Es ist unsere Aufgabe, den neu zugewanderten Roma, sowie allen anderen Zuwanderern aus EU Staaten, Integrationsangebote zu machen. Die Situation der deutschen Sinti und Roma, die seit Jahrhunderten in Deutschland leben und vollends integriert sind, zeigt aber, dass es damit nicht getan ist. Der Abbau von Vorurteilen, die Anerkennung der Sinti und Roma als Teil Deutschlands, die Teilhabe am politischen und gesellschaftlichen Leben, müssen aktiv organisiert werden. Dazu reicht es nicht, sich auf konkrete Probleme wie Gesundheitsversorgung, Wohnungsmangel oder Bildung zu konzentrieren. Die Ursachen der Probleme müssen angegangen werden, die Ausgrenzung und Diskriminierung der Sinti und Roma durch die Mehrheitsgesellschaft – und leider auch einen großen Teil der politischen Eliten. Es gibt Lösungsstrategien. Sie kommen von der EU und aus den verschiedenen Organisationen der Sinti und Roma selbst. Es gibt Finanzmittel, sie werden von der Europäischen Union über den Europäischen Struktur Fonds bereit gestellt, aber leider nicht abgerufen. Es gibt Bundesländer, wie Baden-Württemberg oder Berlin, die die Herausforderung deutlich konstruktiver angehen. Was also fehlt, ist der Wille auf Bundesebene, die Rhetorik und auch die Praxis der Ausgrenzung durch eine Kultur der Teilhabe und der Anerkennung zu ersetzen.

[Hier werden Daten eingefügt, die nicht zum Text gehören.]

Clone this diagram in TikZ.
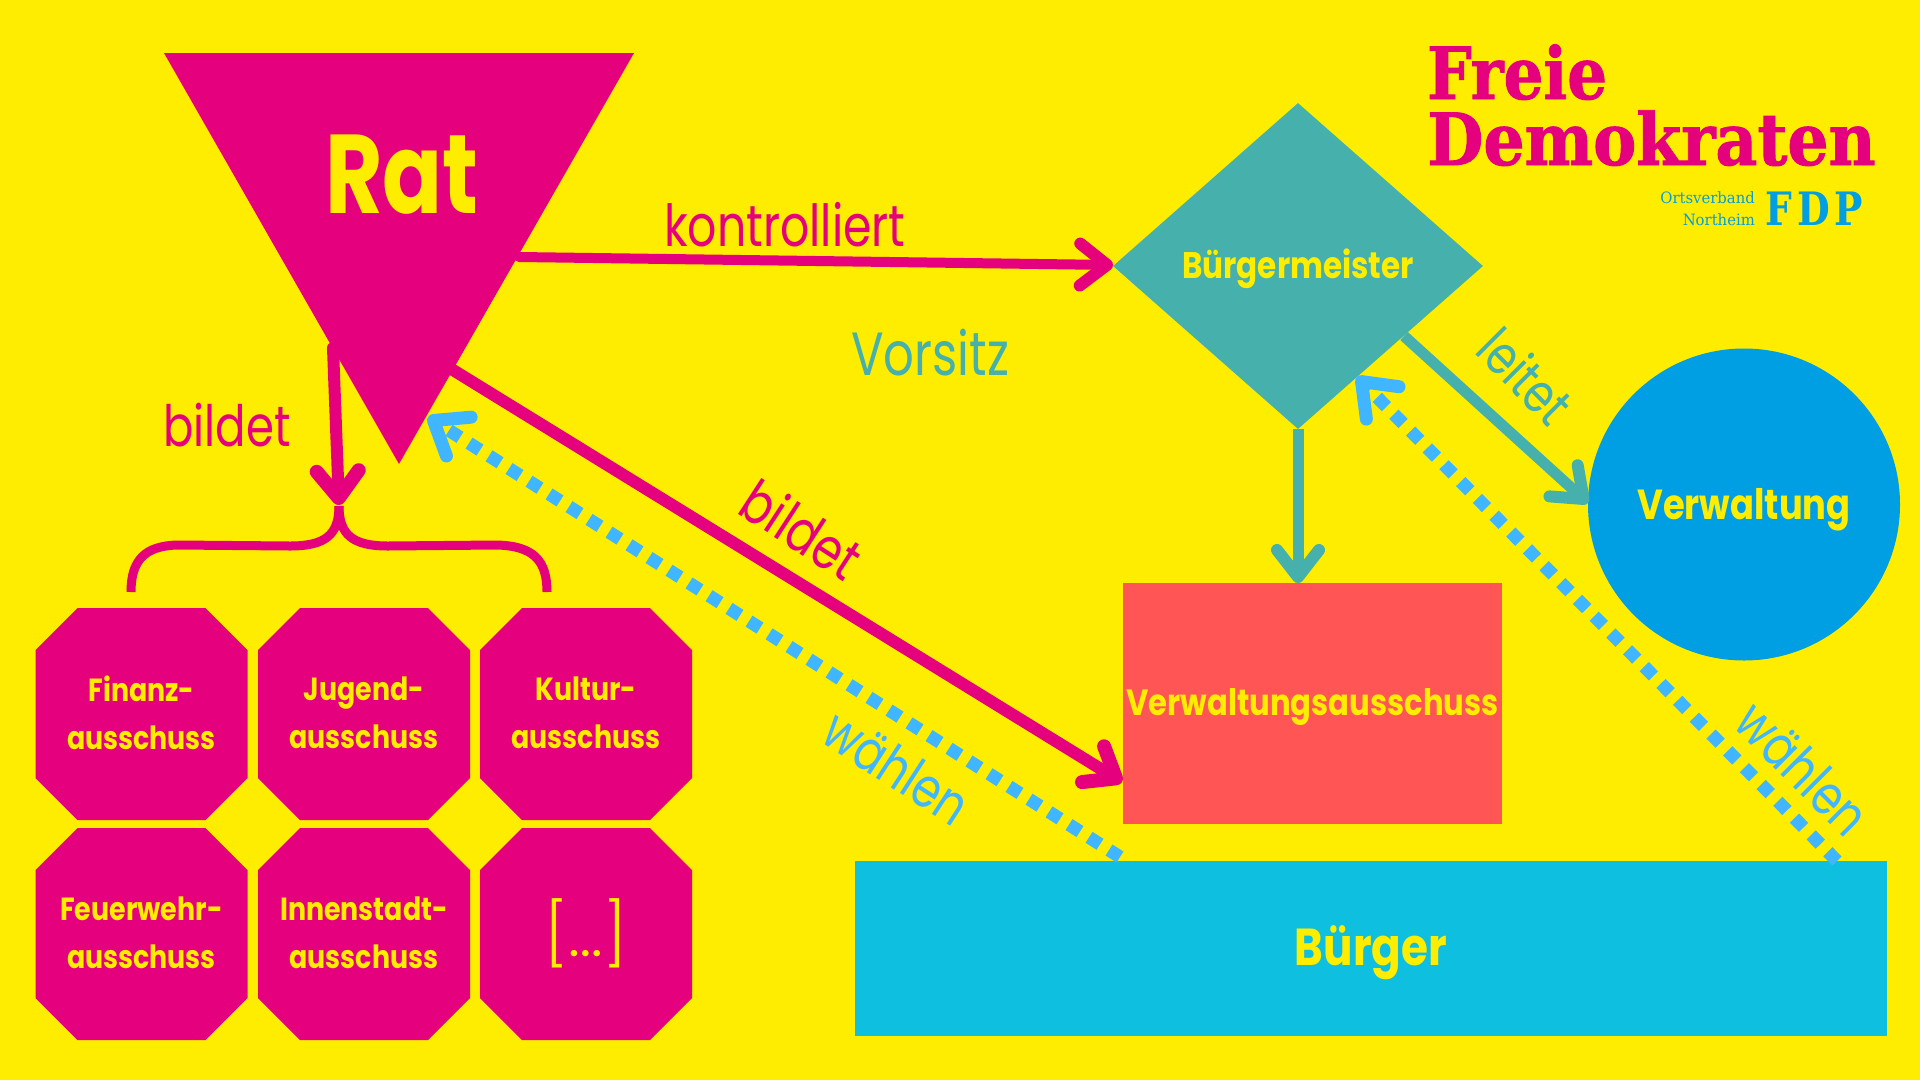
\documentclass[tikz,border=0pt]{standalone}
\usepackage{fontspec}
\usetikzlibrary{arrows.meta,shapes.geometric}
\setmainfont{Poppins}
\newfontfamily\fut[FakeStretch=0.84]{Poppins}
\newfontfamily\futr[FakeStretch=0.79]{Poppins}
\newfontfamily\futl[FakeStretch=0.79]{Poppins}
\newfontfamily\futx[FakeStretch=1.05]{Poppins Light}
\newfontfamily\logof[FakeStretch=0.87,FakeBold=1.2]{DejaVu Serif Bold}
\newfontfamily\logob[FakeStretch=0.90,FakeBold=1.2]{DejaVu Serif Bold}
\newfontfamily\logos[FakeStretch=0.95]{DejaVu Serif}
\newfontfamily\logop[FakeStretch=0.82,LetterSpace=11]{DejaVu Serif Bold}
\definecolor{bgy}{HTML}{FFED00}
\definecolor{mag}{HTML}{E5007D}
\definecolor{teal2}{HTML}{45B0AC}
\definecolor{fdpblue}{HTML}{009EE3}
\definecolor{coral}{HTML}{FF5555}
\definecolor{cyan2}{HTML}{0EBFE0}
\definecolor{dotb}{HTML}{3FB6FF}
\newcommand{\fsz}[1]{\fontsize{#1}{#1}\selectfont}
\newcommand{\dn}[2]{\raisebox{0pt}[\dimexpr\height+#1][\depth]{#2}}
\newcommand{\oktagon}[4]{%
  \fill[mag] (#2-106,#3-64) -- (#2-64,#3-106) -- (#2+64,#3-106) -- (#2+106,#3-64)
    -- (#2+106,#3+64) -- (#2+64,#3+106) -- (#2-64,#3+106) -- (#2-106,#3-0+64) -- cycle;
  \node[oktlab] (#1) at (#2,#3-1) {#4};}
\tikzset{
  lab/.style={text=bgy,inner sep=0pt,align=center},
  oktlab/.style={text=bgy,inner sep=0pt,align=center,font=\fut\bfseries\fsz{32},
     execute at begin node={\baselineskip=48pt}},
  word/.style={inner sep=0pt,font=\futl\fsz{58}},
  magline/.style={draw=mag,line cap=round,-{Straight Barb[length=27pt,width=42pt,round,line width=2pt 1]}},
  tealline/.style={draw=teal2,line width=11pt,-{Straight Barb[length=27pt,width=42pt,round,line width=1pt 1]}},
  dotline/.style={draw=dotb,line width=13pt,dash pattern=on 13pt off 10.7pt,-{Straight Barb[length=30pt,width=46pt,round]}},
}
\begin{document}
\begin{tikzpicture}[x=1pt,y=-1pt]
\useasboundingbox (0,0) rectangle (1920,1080);
\fill[bgy] (0,0) rectangle (1920,1080);
% shapes
\fill[mag] (164,53) -- (634,53) -- (399,464) -- cycle;
\node[lab,font=\futr\bfseries\fsz{112}] (rat) at (402,175) {Rat};
\oktagon{o1}{141.5}{714}{Finanz-\\ausschuss}
\oktagon{o2}{364}{714}{Jugend-\\ausschuss}
\oktagon{o3}{586}{714}{Kultur-\\ausschuss}
\oktagon{o4}{141.5}{934}{Feuerwehr-\\ausschuss}
\oktagon{o5}{364}{934}{Innenstadt-\\ausschuss}
\oktagon{o6}{586}{934}{\mdseries\futx\fsz{62}[…]}
\node[diamond,fill=teal2,minimum width=370pt,minimum height=326pt,inner sep=0pt,text=bgy,font=\fut\bfseries\fsz{37}] (bm) at (1298,266) {\dn{5pt}{Bürgermeister}};
\node[circle,fill=fdpblue,minimum size=312pt,inner sep=0pt,text=bgy,font=\fut\bfseries\fsz{42}] (vw) at (1744,504.5) {\dn{10pt}{Verwaltung}};
\node[rectangle,fill=coral,minimum width=379pt,minimum height=241pt,inner sep=0pt,text=bgy,font=\fut\bfseries\fsz{36.5}] (va) at (1312.5,703) {\dn{8pt}{Verwaltungsausschuss}};
\node[rectangle,fill=cyan2,minimum width=1032pt,minimum height=175pt,inner sep=0pt,text=bgy,font=\fut\bfseries\fsz{52}] (bg) at (1371,948.5) {\dn{8pt}{Bürger}};
% endpoints
\coordinate (k1) at (519,257);
\coordinate (k2) at (1113,265);
\coordinate (b1) at (333,348);
\coordinate (b2) at (339,505);
\coordinate (br) at (339,506);
\coordinate (bl) at (131,592);
\coordinate (brr) at (547,592);
\coordinate (l1) at (453,370);
\coordinate (l2) at (1122,782);
\coordinate (d1) at (1120,857);
\coordinate (d2) at (428,417);
\coordinate (e1) at (1837,861);
\coordinate (e2) at (1357,377);
\coordinate (t1) at (1298,429);
\coordinate (t2) at (1298,583);
\coordinate (u1) at (1404,336);
\coordinate (u2) at (1588,503);
% connectors
\draw[magline,line width=10pt] (k1) -- (k2);
\draw[magline,line width=12pt] (b1) -- (b2);
\draw[mag,line width=9pt] (br) .. controls (339,535) and (325,546) .. (290,546) -- (177,545) .. controls (145,546) and (131,560) .. (bl);
\draw[mag,line width=9pt] (br) .. controls (339,535) and (353,546) .. (388,546) -- (497,545) .. controls (533,546) and (547,560) .. (brr);
\draw[magline,line width=12pt] (l1) -- (l2);
\draw[dotline] (d1) -- (d2);
\draw[dotline] (e1) -- (e2);
\draw[tealline] (t1) -- (t2);
\draw[tealline] (u1) -- (u2);
% labels
\node[word,text=mag] (wk) at (785,225) {kontrolliert};
\node[word,text=teal2,font=\futl\fsz{61}] (wv) at (930,353) {Vorsitz};
\node[word,text=mag,font=\futl\fsz{57}] (wb) at (227,425) {bildet};
\node[word,text=mag,rotate=-33] (wb2) at (802,529) {bildet};
\node[word,text=teal2,rotate=-45,font=\futl\fsz{55}] (wl) at (1526,376) {leitet};
\node[word,text=dotb,rotate=-33,font=\futl\fsz{56}] (ww1) at (897,767) {wählen};
\node[word,text=dotb,rotate=-45,font=\futl\fsz{56}] (ww2) at (1803,768) {wählen};
% logo
\node[inner sep=0pt,anchor=base west,text=mag,font=\logof\fsz{72}] (lf) at (1427,99) {Freie};
\node[inner sep=0pt,anchor=base west,text=mag,font=\logob\fsz{72}] (ld) at (1427,165) {Demokraten};
\node[inner sep=0pt,anchor=base east,text=fdpblue,font=\logos\fsz{15.6}] (lo) at (1755,203) {Ortsverband};
\node[inner sep=0pt,anchor=base east,text=fdpblue,font=\logos\fsz{15.6}] (ln) at (1755,225) {Northeim};
\node[inner sep=0pt,anchor=base west,text=fdpblue,font=\logop\fsz{46}] (lp) at (1765,225) {FDP};
\end{tikzpicture}
\end{document}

Angela Merkel hat anlässlich der Einweihung des Mahnmals für die im Nationalsozialismus ermordeten Sinti und Roma am 24. Oktober 2012 eine viel beklatschte Rede gehalten, die vor allem an uns Deutsche, an die deutsche Mehrheitsgesellschaft gerichtet war. Menschlichkeit, so Merkel, bedeute Anteilnahme, die Fähigkeit und die Bereitschaft, auch mit den Augen des anderen zu sehen. Sie bedeute, hinzusehen und nicht wegzusehen, wenn die Würde des Menschen verletzt wird. Das gelingt uns Deutschen viel zu selten, und das gelingt auch Merkels Regierung nicht.